Filling the remaining gap between WebSocket, WebRTC and WebTranspor

Existing web platform facilities for network communication include WebSocket and WebRTC. Each mandates a specific protocol, ensures TLS, and respects the Same Origin Policy. The proposed WebTransport is similar in these respects.

Unfortunately, these APIs are impractical when the developer has no control over the endpoint. In general, you can’t create a web app that talks to servers and devices that have their own protocols incompatible with what’s available on the web, e.g. SSH, RDP or printer protocols. Another example is that you can’t create a web app that needs to talk to a legacy system. Requiring users to change or replace said system would be hard as it could be deployed on-premise by countless parties. Similarly, devices often have their own protocols, last for decades, and are expensive to replace.

Native platforms universally provide APIs to access local network devices and information systems over TCP or UDP. For example, Windows applications can use WinSock, and Android applications can use android.net. Applications depending on these facilities cannot be ported to the web platform without a rewrite of the servers they connect to (which may range from easy to impossible). Nevertheless, there are risks in adding such a powerful capability to the web platform, for users and their organizations, which need to be carefully considered.

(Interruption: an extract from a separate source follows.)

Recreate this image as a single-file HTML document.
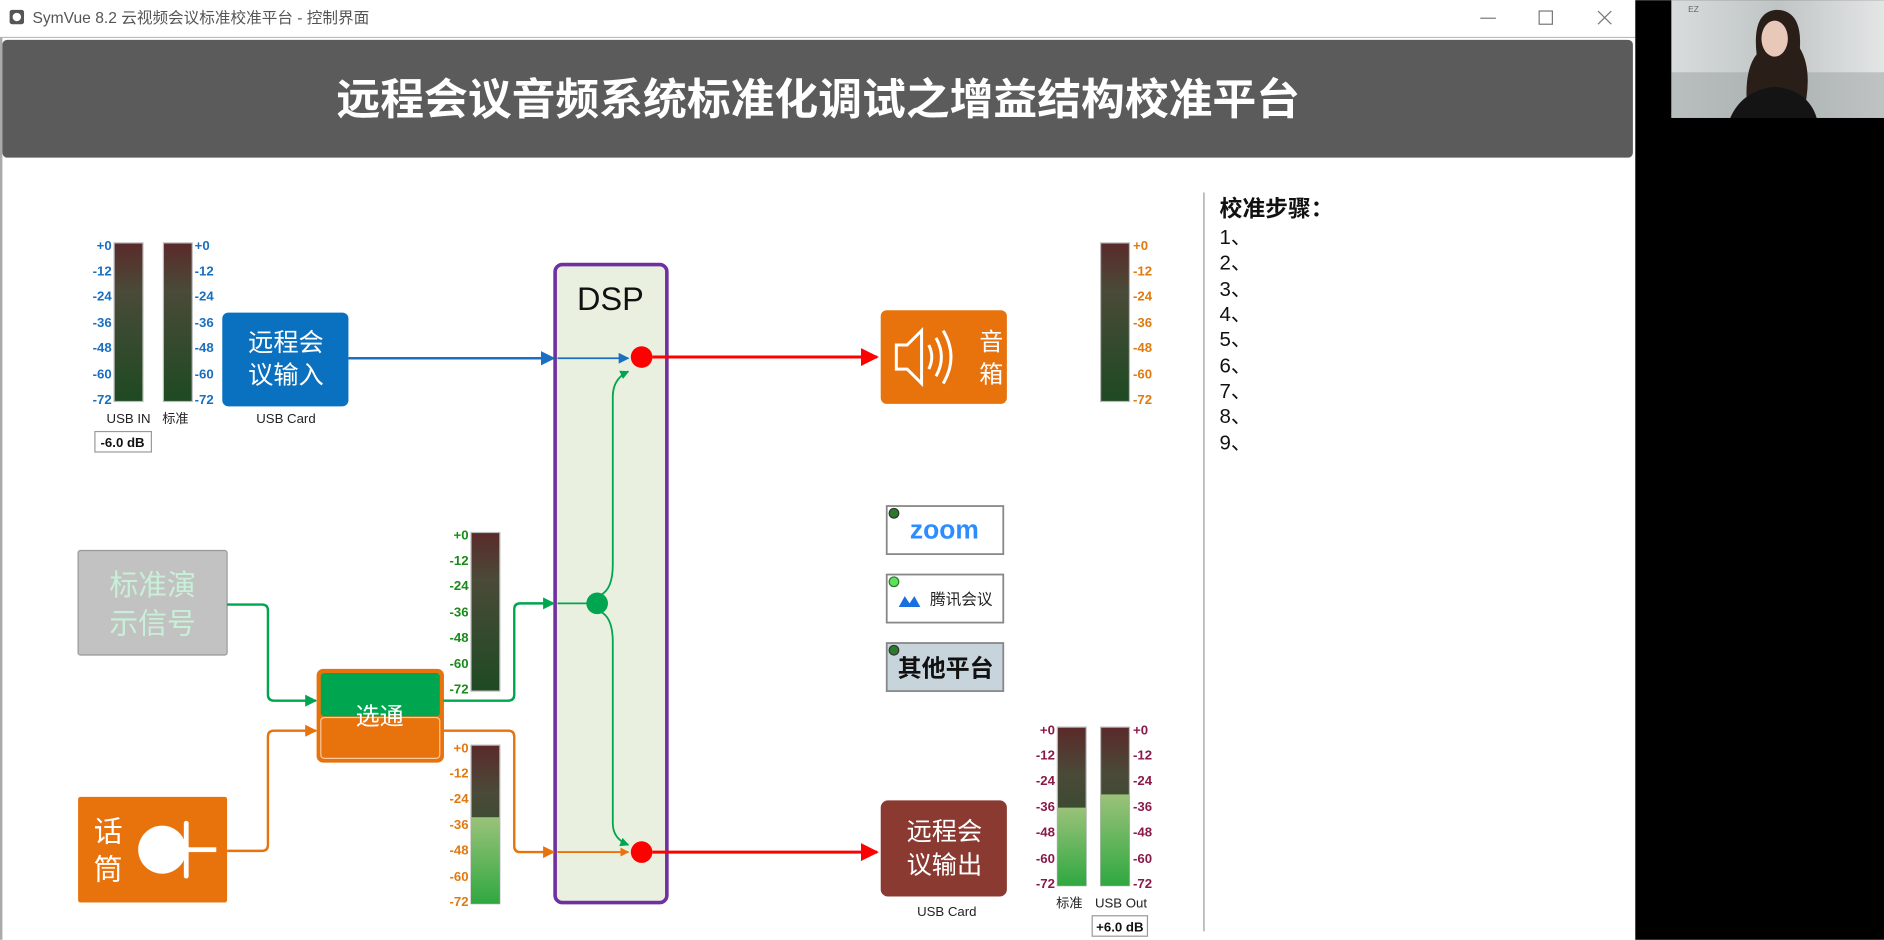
<!DOCTYPE html>
<html><head><meta charset="utf-8">
<style>
html,body{margin:0;padding:0;background:#fff;width:1884px;height:940px;overflow:hidden}
svg{display:block}
text{font-family:"Liberation Sans","Noto Sans CJK SC",sans-serif}
.ml{font-size:11px;font-weight:bold;font-family:"Liberation Sans",sans-serif}
</style></head><body>
<svg width="1884" height="940" viewBox="0 0 1568 782" xmlns="http://www.w3.org/2000/svg">
<defs>
<linearGradient id="mg" x1="0" y1="0" x2="0" y2="1">
<stop offset="0" stop-color="#5a2a2a"/><stop offset="0.3" stop-color="#4a4a38"/><stop offset="1" stop-color="#1e4a22"/></linearGradient>
<linearGradient id="lg" x1="0" y1="0" x2="0" y2="1">
<stop offset="0" stop-color="#9bc27a"/><stop offset="1" stop-color="#2fa840"/></linearGradient>
<linearGradient id="cam" x1="0" y1="0" x2="1" y2="0">
<stop offset="0" stop-color="#d8dcdc"/><stop offset="0.5" stop-color="#bfc4c4"/><stop offset="1" stop-color="#e4e6e6"/></linearGradient>
<marker id="ab" viewBox="0 0 10 10" refX="9" refY="5" markerWidth="6" markerHeight="6" orient="auto"><path d="M0,0L10,5L0,10z" fill="#1a6fc0"/></marker>
<marker id="ar" viewBox="0 0 10 10" refX="9" refY="5" markerWidth="6" markerHeight="6" orient="auto"><path d="M0,0L10,5L0,10z" fill="#f00"/></marker>
<marker id="ag" viewBox="0 0 10 10" refX="9" refY="5" markerWidth="5" markerHeight="5" orient="auto"><path d="M0,0L10,5L0,10z" fill="#00a550"/></marker>
<marker id="ao" viewBox="0 0 10 10" refX="9" refY="5" markerWidth="5" markerHeight="5" orient="auto"><path d="M0,0L10,5L0,10z" fill="#e8720c"/></marker>
</defs>
<rect width="1568" height="782" fill="#fff"/>
<rect x="8" y="8" width="12" height="12" rx="2" fill="#555"/><circle cx="14" cy="14" r="3.5" fill="#fff"/>
<text x="27" y="19" font-size="13" fill="#555">SymVue 8.2 云视频会议标准校准平台 - 控制界面</text>
<line x1="1232" y1="15" x2="1245" y2="15" stroke="#777" stroke-width="1"/>
<rect x="1281" y="9" width="11" height="11" fill="none" stroke="#777"/>
<path d="M1330 9L1341 20M1341 9L1330 20" stroke="#777"/>
<line x1="0" y1="31" x2="1361" y2="31" stroke="#bbb"/>
<rect x="0" y="31" width="2" height="751" fill="#aaa"/>
<rect x="2" y="33" width="1357" height="98" rx="4" fill="#5b5b5b"/>
<text x="681" y="95" font-size="36" font-weight="bold" fill="#fff" text-anchor="middle" textLength="802" lengthAdjust="spacingAndGlyphs">远程会议音频系统标准化调试之增益结构校准平台</text>
<rect x="1361" y="0" width="207" height="782" fill="#000"/>
<rect x="1391" y="0" width="177" height="98" fill="url(#cam)"/>
<rect x="1391" y="60" width="177" height="38" fill="#9aa0a0" opacity="0.5"/>
<path d="M1455 98 Q1450 60 1462 45 Q1458 10 1478 8 Q1500 8 1498 40 Q1510 60 1500 98 Z" fill="#2a1e18"/>
<ellipse cx="1477" cy="32" rx="11" ry="15" fill="#e8c8b8"/>
<path d="M1440 98 Q1450 75 1477 72 Q1505 75 1512 98Z" fill="#141414"/>
<text x="1405" y="10" font-size="7" fill="#666">EZ</text>

<rect x="95" y="202" width="24" height="132" fill="url(#mg)" stroke="#bbb"/>
<rect x="136" y="202" width="24" height="132" fill="url(#mg)" stroke="#bbb"/>
<g class="ml" fill="#1a6fc0" text-anchor="end">
<text x="93" y="208">+0</text><text x="93" y="229">-12</text><text x="93" y="250">-24</text><text x="93" y="272">-36</text><text x="93" y="293">-48</text><text x="93" y="315">-60</text><text x="93" y="336">-72</text></g>
<g class="ml" fill="#1a6fc0">
<text x="162" y="208">+0</text><text x="162" y="229">-12</text><text x="162" y="250">-24</text><text x="162" y="272">-36</text><text x="162" y="293">-48</text><text x="162" y="315">-60</text><text x="162" y="336">-72</text></g>
<text x="107" y="352" font-size="11" text-anchor="middle" fill="#222">USB IN</text>
<text x="146" y="352" font-size="11" text-anchor="middle" fill="#222">标准</text>
<rect x="79" y="359" width="47" height="17" fill="#fff" stroke="#999"/>
<text x="102" y="372" font-size="11" font-weight="bold" text-anchor="middle" fill="#111">-6.0 dB</text>

<rect x="185" y="260" width="105" height="78" rx="5" fill="#0a70c0"/>
<text x="238" y="292" font-size="21" fill="#fff" text-anchor="middle">远程会</text>
<text x="238" y="319" font-size="21" fill="#fff" text-anchor="middle">议输入</text>
<text x="238" y="352" font-size="11" text-anchor="middle" fill="#222">USB Card</text>

<rect x="462" y="220" width="93" height="531" rx="6" fill="#eaf0e0" stroke="#7030a0" stroke-width="3"/>
<text x="508" y="258" font-size="27" text-anchor="middle" fill="#111">DSP</text>

<line x1="290" y1="298" x2="461" y2="298" stroke="#1a6fc0" stroke-width="2" marker-end="url(#ab)"/>
<line x1="464" y1="298" x2="523" y2="298" stroke="#1a6fc0" stroke-width="1.5" marker-end="url(#ab)"/>
<line x1="543" y1="297" x2="730" y2="297" stroke="#f00" stroke-width="2.5" marker-end="url(#ar)"/>
<circle cx="534" cy="297" r="9" fill="#f00"/>

<rect x="733" y="258" width="105" height="78" rx="5" fill="#e8720c"/>
<path d="M746 287h9l12-12v44l-12-12h-9z" fill="none" stroke="#fff" stroke-width="2.5"/>
<path d="M773 287 q5 10 0 20 M779 281 q9 16 0 32 M785 275 q13 22 0 44" fill="none" stroke="#fff" stroke-width="2.5"/>
<text x="825" y="291" font-size="20" fill="#fff" text-anchor="middle">音</text>
<text x="825" y="318" font-size="20" fill="#fff" text-anchor="middle">箱</text>

<rect x="916" y="202" width="24" height="132" fill="url(#mg)" stroke="#bbb"/>
<g class="ml" fill="#e07a10">
<text x="943" y="208">+0</text><text x="943" y="229">-12</text><text x="943" y="250">-24</text><text x="943" y="272">-36</text><text x="943" y="293">-48</text><text x="943" y="315">-60</text><text x="943" y="336">-72</text></g>

<rect x="65" y="458" width="124" height="87" rx="2" fill="#c2c2c2" stroke="#999"/>
<text x="127" y="495" font-size="24" fill="#c8f0d8" text-anchor="middle">标准演</text>
<text x="127" y="527" font-size="24" fill="#c8f0d8" text-anchor="middle">示信号</text>
<rect x="65" y="663" width="124" height="88" rx="2" fill="#e8720c"/>
<text x="90" y="700" font-size="24" fill="#fff" text-anchor="middle">话</text>
<text x="90" y="732" font-size="24" fill="#fff" text-anchor="middle">筒</text>
<circle cx="135" cy="707" r="20" fill="#fff"/>
<rect x="153" y="683" width="4" height="48" rx="2" fill="#fff"/>
<rect x="155" y="705" width="25" height="4" fill="#fff"/>

<path d="M189 503H218Q223 503 223 508V578Q223 583 228 583H263" fill="none" stroke="#00a550" stroke-width="2" marker-end="url(#ag)"/>
<path d="M189 708H218Q223 708 223 703V613Q223 608 228 608H263" fill="none" stroke="#e8720c" stroke-width="2" marker-end="url(#ao)"/>

<rect x="264" y="557" width="105" height="77" rx="5" fill="#e8720c" stroke="#e8720c"/>
<rect x="267" y="560" width="99" height="36" rx="3" fill="#00a550"/>
<rect x="267" y="597" width="99" height="34" rx="3" fill="none" stroke="#f8c8a0" stroke-width="1"/>
<text x="316" y="603" font-size="20" fill="#fff" text-anchor="middle">选通</text>

<path d="M369 583H423Q428 583 428 578V507Q428 502 433 502H461" fill="none" stroke="#00a550" stroke-width="2" marker-end="url(#ag)"/>
<path d="M369 608H423Q428 608 428 613V704Q428 709 433 709H461" fill="none" stroke="#e8720c" stroke-width="2" marker-end="url(#ao)"/>
<line x1="464" y1="502" x2="490" y2="502" stroke="#00a550" stroke-width="1.5"/>
<line x1="464" y1="709" x2="523" y2="709" stroke="#e8720c" stroke-width="1.5" marker-end="url(#ao)"/>
<path d="M500 495Q510 490 510 470V330Q510 315 523 309" fill="none" stroke="#00a550" stroke-width="1.5" marker-end="url(#ag)"/>
<path d="M500 509Q510 514 510 534V685Q510 698 523 703" fill="none" stroke="#00a550" stroke-width="1.5" marker-end="url(#ag)"/>
<circle cx="497" cy="502" r="9" fill="#00a550"/>
<circle cx="534" cy="709" r="9" fill="#f00"/>
<line x1="543" y1="709" x2="730" y2="709" stroke="#f00" stroke-width="2.5" marker-end="url(#ar)"/>

<rect x="392" y="443" width="24" height="132" fill="url(#mg)" stroke="#bbb"/>
<g class="ml" fill="#1a8a1a" text-anchor="end">
<text x="390" y="449">+0</text><text x="390" y="470">-12</text><text x="390" y="491">-24</text><text x="390" y="513">-36</text><text x="390" y="534">-48</text><text x="390" y="556">-60</text><text x="390" y="577">-72</text></g>
<rect x="392" y="620" width="24" height="132" fill="url(#mg)" stroke="#bbb"/>
<rect x="392" y="680" width="24" height="72" fill="url(#lg)"/>
<g class="ml" fill="#e07a10" text-anchor="end">
<text x="390" y="626">+0</text><text x="390" y="647">-12</text><text x="390" y="668">-24</text><text x="390" y="690">-36</text><text x="390" y="711">-48</text><text x="390" y="733">-60</text><text x="390" y="754">-72</text></g>

<rect x="738" y="421" width="97" height="40" fill="#fff" stroke="#888" stroke-width="1.5"/>
<text x="786" y="448" font-size="22" font-weight="bold" fill="#2d8cff" text-anchor="middle" font-family="Liberation Sans,sans-serif">zoom</text>
<circle cx="744" cy="427" r="4" fill="#2a7a2a" stroke="#333"/>
<rect x="738" y="478" width="97" height="40" fill="#fff" stroke="#888" stroke-width="1.5"/>
<path d="M748 505l5-9 4 6 4-6 5 9z" fill="#1a6fe0"/>
<text x="800" y="503" font-size="13" fill="#222" text-anchor="middle">腾讯会议</text>
<circle cx="744" cy="484" r="4" fill="#5ee05e" stroke="#2a7a2a"/>
<rect x="738" y="535" width="97" height="40" fill="#c8d4dc" stroke="#888" stroke-width="1.5"/>
<text x="787" y="563" font-size="20" font-weight="bold" fill="#111" text-anchor="middle">其他平台</text>
<circle cx="744" cy="541" r="4" fill="#2a7a2a" stroke="#333"/>

<rect x="733" y="666" width="105" height="80" rx="6" fill="#8b3a32"/>
<text x="786" y="699" font-size="21" fill="#fff" text-anchor="middle">远程会</text>
<text x="786" y="727" font-size="21" fill="#fff" text-anchor="middle">议输出</text>
<text x="788" y="762" font-size="11" text-anchor="middle" fill="#222">USB Card</text>

<rect x="880" y="605" width="24" height="132" fill="url(#mg)" stroke="#bbb"/>
<rect x="880" y="672" width="24" height="65" fill="url(#lg)"/>
<rect x="916" y="605" width="24" height="132" fill="url(#mg)" stroke="#bbb"/>
<rect x="916" y="661" width="24" height="76" fill="url(#lg)"/>
<g class="ml" fill="#8b1a4a" text-anchor="end">
<text x="878" y="611">+0</text><text x="878" y="632">-12</text><text x="878" y="653">-24</text><text x="878" y="675">-36</text><text x="878" y="696">-48</text><text x="878" y="718">-60</text><text x="878" y="739">-72</text></g>
<g class="ml" fill="#8b1a4a">
<text x="943" y="611">+0</text><text x="943" y="632">-12</text><text x="943" y="653">-24</text><text x="943" y="675">-36</text><text x="943" y="696">-48</text><text x="943" y="718">-60</text><text x="943" y="739">-72</text></g>
<text x="890" y="755" font-size="11" text-anchor="middle" fill="#222">标准</text>
<text x="933" y="755" font-size="11" text-anchor="middle" fill="#222">USB Out</text>
<rect x="909" y="762" width="46" height="17" fill="#fff" stroke="#999"/>
<text x="932" y="775" font-size="11" font-weight="bold" text-anchor="middle" fill="#111">+6.0 dB</text>

<line x1="1002" y1="160" x2="1002" y2="775" stroke="#bbb" stroke-width="1.5"/>
<text x="1015" y="180" font-size="19" font-weight="bold" fill="#111">校准步骤：</text>
<g font-size="17" fill="#111">
<text x="1015" y="203">1、</text><text x="1015" y="224">2、</text><text x="1015" y="246">3、</text><text x="1015" y="267">4、</text><text x="1015" y="288">5、</text><text x="1015" y="310">6、</text><text x="1015" y="331">7、</text><text x="1015" y="352">8、</text><text x="1015" y="374">9、</text></g>
</svg>
</body></html>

A general API like a prior proposal from 2015 (TCP and UDP Socket API) would allow listening for incoming connections, but this may not be necessary to satisfy the main use cases, so a more restrictive API may be more feasible. The only way to know for sure would be to identify the key use cases that need to be solved.

So, we would like to first explore the use cases. Once interest is proven and the use cases are understood, a threat model will have to be defined in order to clearly identify and tackle the ensuing security and privacy challenges.

Do folks have use cases that relate to this gap? Is there interest in exploring an API proposal?

9 Likes

Hi Eric! I definitely think this would be a great addition to the platform. There was a small amount of discussion in a previous thread, but unfortunately, that didn’t go very far.

I was first disheartened by this limitation when I had the idea to build a mail client. This would require implementing IMAP and SMTP, which of course, isn’t currently possible in the web. To list a few more use cases - it’d be great to build an IRC client! Or something to communicate with IOT devices on your network.

I understand why this proposal will be scary to some people - but I really want to push past that, and get even closer to feature parity with native apps :crossed_fingers:

3 Likes

I’ll mention one “use case” that actually unlocks dozens if not hundreds of different applications. Specifically, Distributed Hash Tables.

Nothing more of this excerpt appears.